Every state is a little different with different laws. You need to speak to a lawyer to insure you are working within the laws of your state. In the 5 facts below, we are using Arizona, a community property state, as an example. Here are 5 things that you should know about probate.

1. There are assets that do not need to go through probate. While they may differ in different states, these are common entities that don’t need to be probated.
 Living Trust assets: Check with your family law attorney to see if this is something you should consider in estate planning.
 Joint tenancy property. Basically, this is anything like a home, a checking account, a saving account or any asset held – or owned – by two people. The survivor automatically gains the asset.
 Right of survivorship property. Any property held by a married couple and held with right of survivorship will go directly to the surviving spouse without probate.
 Specified beneficiaries: This can be a payable-on-death bank account, a transfer-on-death real estate deed, contracts that name a beneficiary on policies like insurance policies or annuities or a retirement accounts with named beneficiaries.

2. Assets of a certain value may be claimed by affidavit. This includes the personal property of an estate if it is valued at less than $75,000 or real estate valued at less than $100,000. There is a waiting period for each category and restrictions such as the payment of all debts and funeral expenses. Check with your family law attorney and make sure you meet all qualifications.

3. The simplest form of probate is informal probate. It requires an unchallenged, valid will. A personal representative that is appointed by the state will work with a minimum of court supervision.

4. A formal probate is used when there are legal issues that need to be solved. This could be whether a will is valid or not. Other examples would be a will that is open to conflicting interpretation or a dispute about who should be the personal representative. Having an experienced attorney write the will can help you avoid problems such as these.

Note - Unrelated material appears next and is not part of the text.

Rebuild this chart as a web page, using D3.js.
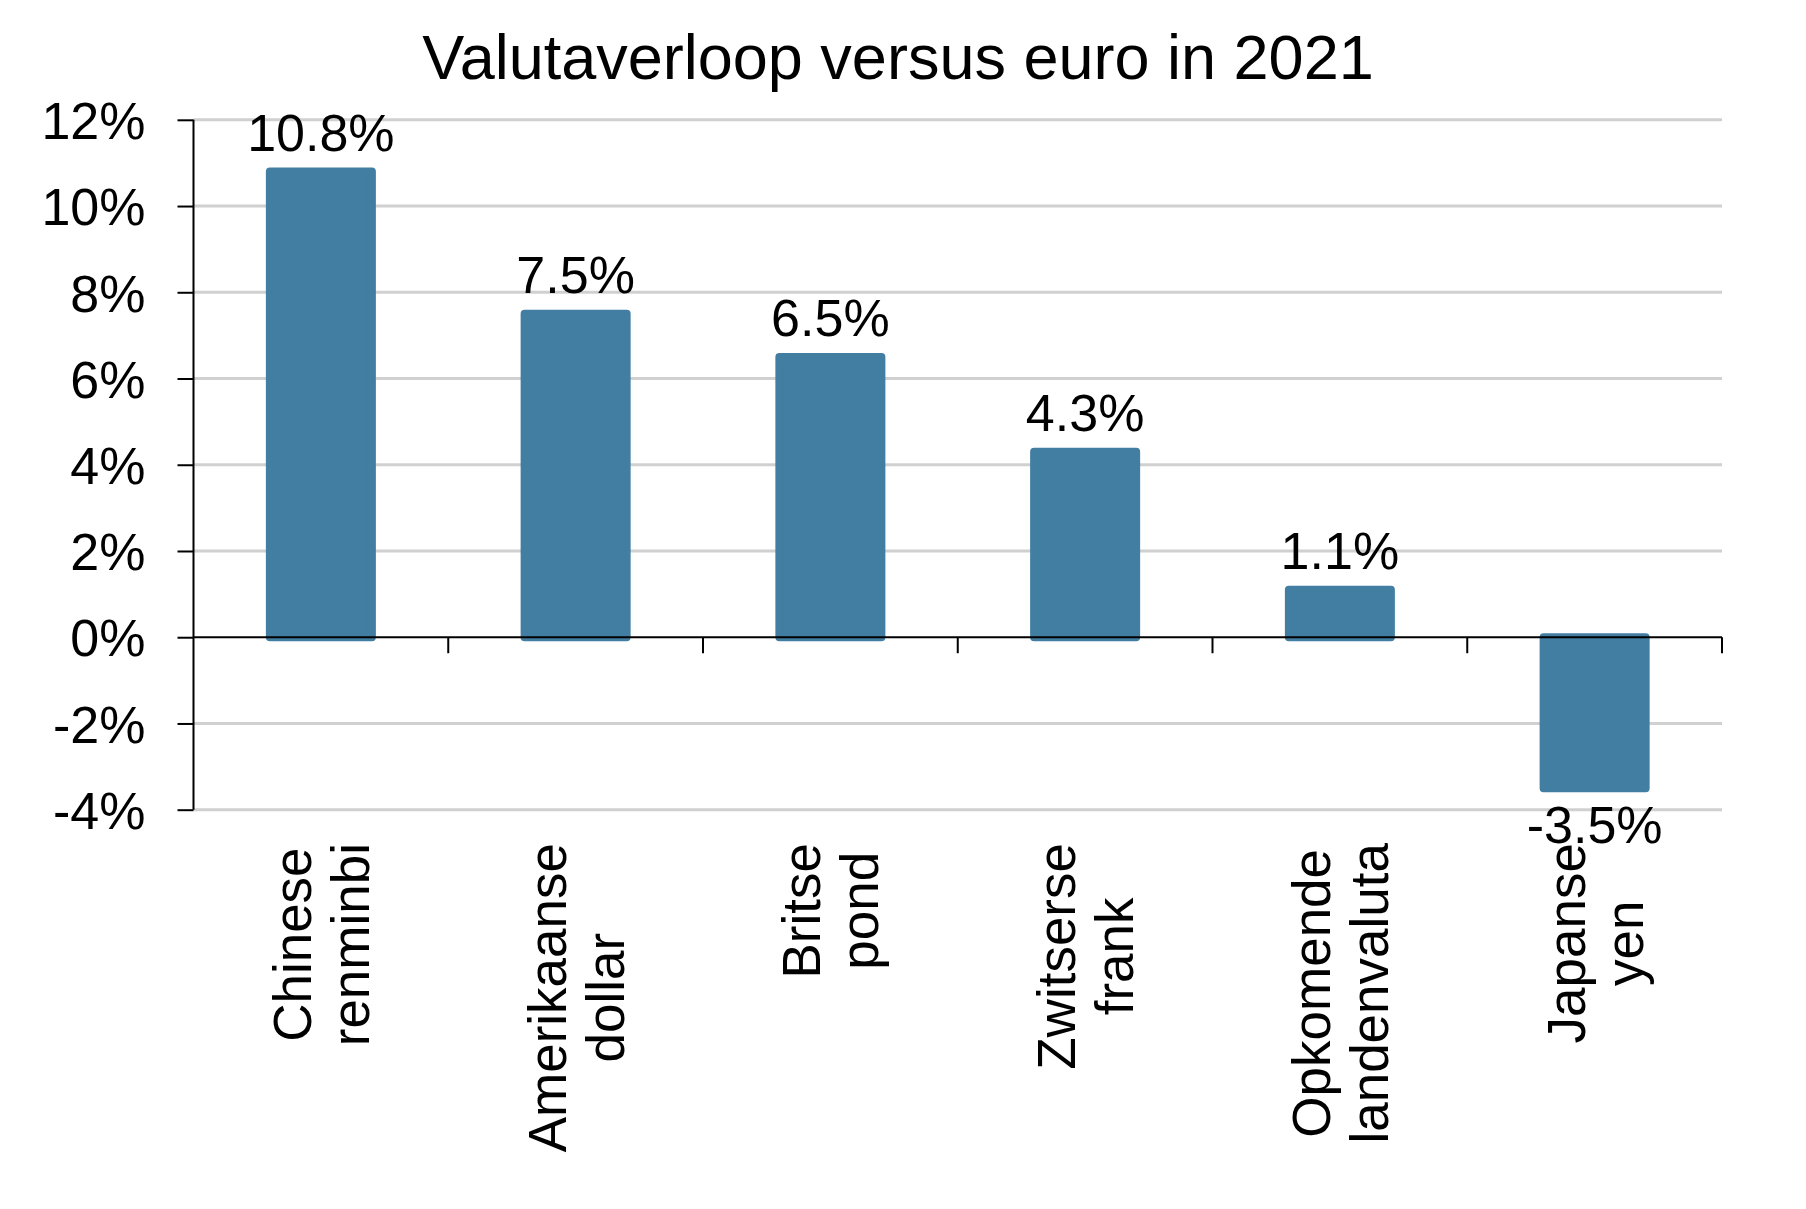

5. Protection for an heir, a creditor or another property usually results in a supervised probate. Any person with an interest in the estate can ask the court for this type of probate. In a supervised probate, the personal representative must get permission from the court before taking any actions from paying a creditor to distributing assets.

Understanding the process of what happens after your death helps make you realize that having a legal, binding will is important. The best way to achieve this is by working with an experienced family law attorney who can not only create the legal document, but, also, help you understand and make the decisions that best express your final wishes.